Mark Macdonald, formerly of Little Sister’s bookstore and now with Arsenal Pulp Press, has been spearheading the series since its inception.

He points to Franny’s impact on gay literature as part of the reason for choosing it as the fourth installment in the series. He also says it’s symbolic.

“John Preston was a very good ally of the bookstore during the worst of the Canada Customs censorship,” Macdonald explains. “His books were confiscated from our shipments all the time and he was one of the first authors that started to get targeted. Anything he wrote would be detained and reviewed.

“So part of the choice is symbolic. We were waiting to get to court in 1993 and Canada Customs delayed the trial by a year,” he continues. “That was the year Preston died of AIDS.

“It was a very difficult thing for the bookstore. Not only are we losing these authors to AIDS but he is unable to go defend his work as being of value to our community.”

Preston protégé Michael Lowenthal met the author while he was dying of AIDS.

“The Preston who befriended me-who with such insistent generosity assumed the role of official mentor-was a persona invented and yet wholly genuine,” Lowenthal recalls in a heart-wrenching introduction to Franny’s new edition.

Before he died, Preston decided to write a sequel to Franny set in the era of AIDS (the original novel ended in the early 1980s). Lowenthal was his main sounding board and motivator during that time. The two became so close that Preston even decided to write Lowenthal into the manuscript as a trumpet player.

 

“I always knew how much I loved and respected Preston as a friend, but only now, rereading Franny and feeling the regret of never being able to know what he would have done with my voice, do I recognize how much I came to respect Preston as a writer,” Lowenthal says.

“Preston found success in writing Franny because he set aside his notions of what literature ‘should’ be, and instead wrote in the unadorned, conversational, direct style that felt true both to him and to his subject matter,” Lowenthal continues.

An unfinished draft of Preston’s sequel, Franny, Isadora & the Angles, is included in this re-issue.

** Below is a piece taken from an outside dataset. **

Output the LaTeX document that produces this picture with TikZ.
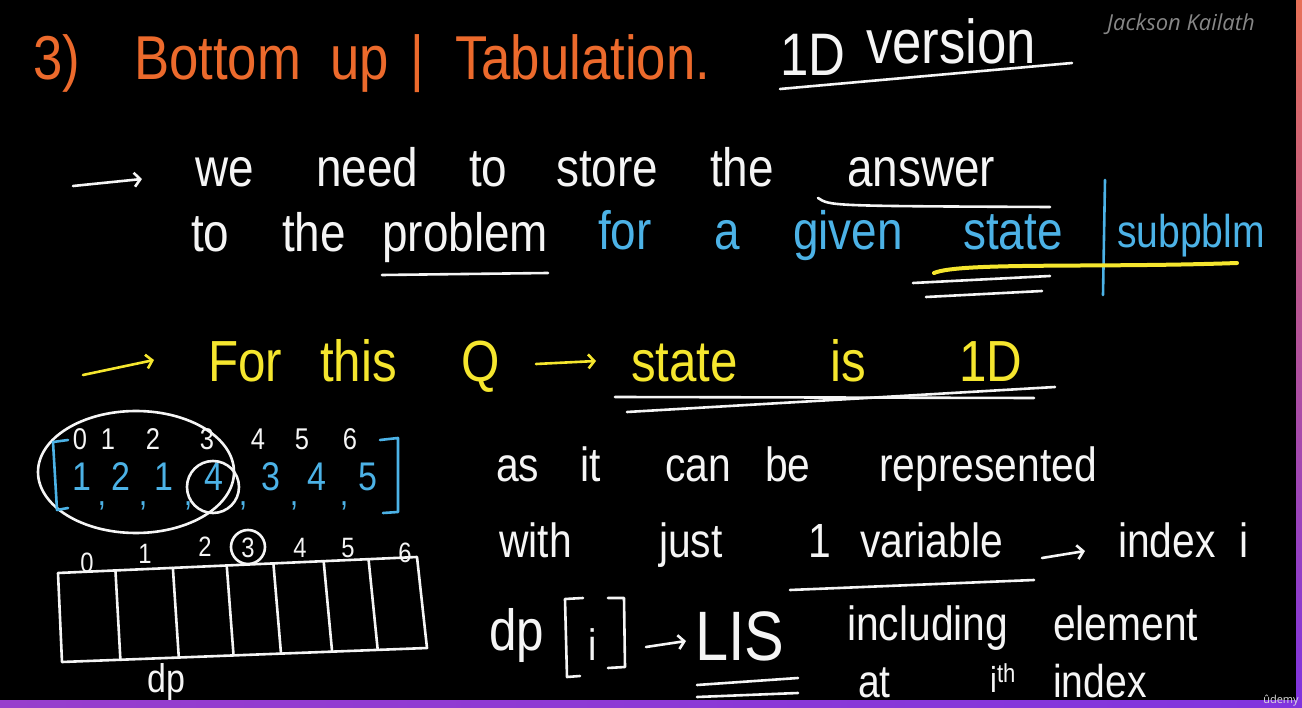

The author picks up the characters after 11 years on the shelf and doesn’t miss a step. The characters are still fresh and come off the page like living, breathing people. Unfortunately, Preston died having only just begun the sequel and the included material is only 29 pages long.

Before writing the original Franny, Preston had been making a living off writing pulp stories for SM publications. So the gay literary world was more than a little surprised to read Franny upon its initial release. But the reviewers quickly came around.

“Mr Preston has found a convincing way to delineate much of what ‘liberation’ is all about,” writes John Rowberry in the June 1983 issue of Drummer magazine. “Franny is a strikingly original testimonial to greatness that might remind more than a few of us of where we came from.”

For every gay man or woman out there, for every twink trolling on Davie St, for every proud queen in Vancouver, for every Franny-this is one of the most vital and important works in gay literary history and I implore everyone who may be the slightest bit ignorant about our past, our trials and our sacrifices to read it.

Lowenthal sums it up best.

“One of the most troublesome aspects of gay culture has always been that our history is hidden and that as we make rapid advances within society, subsequent generations of gay people are so bent on looking forward that they forget to look back,” he says.

“Consequently, there’s a lot of reinvention of the wheel. This series of classic books is an important part of preserving our unique culture.”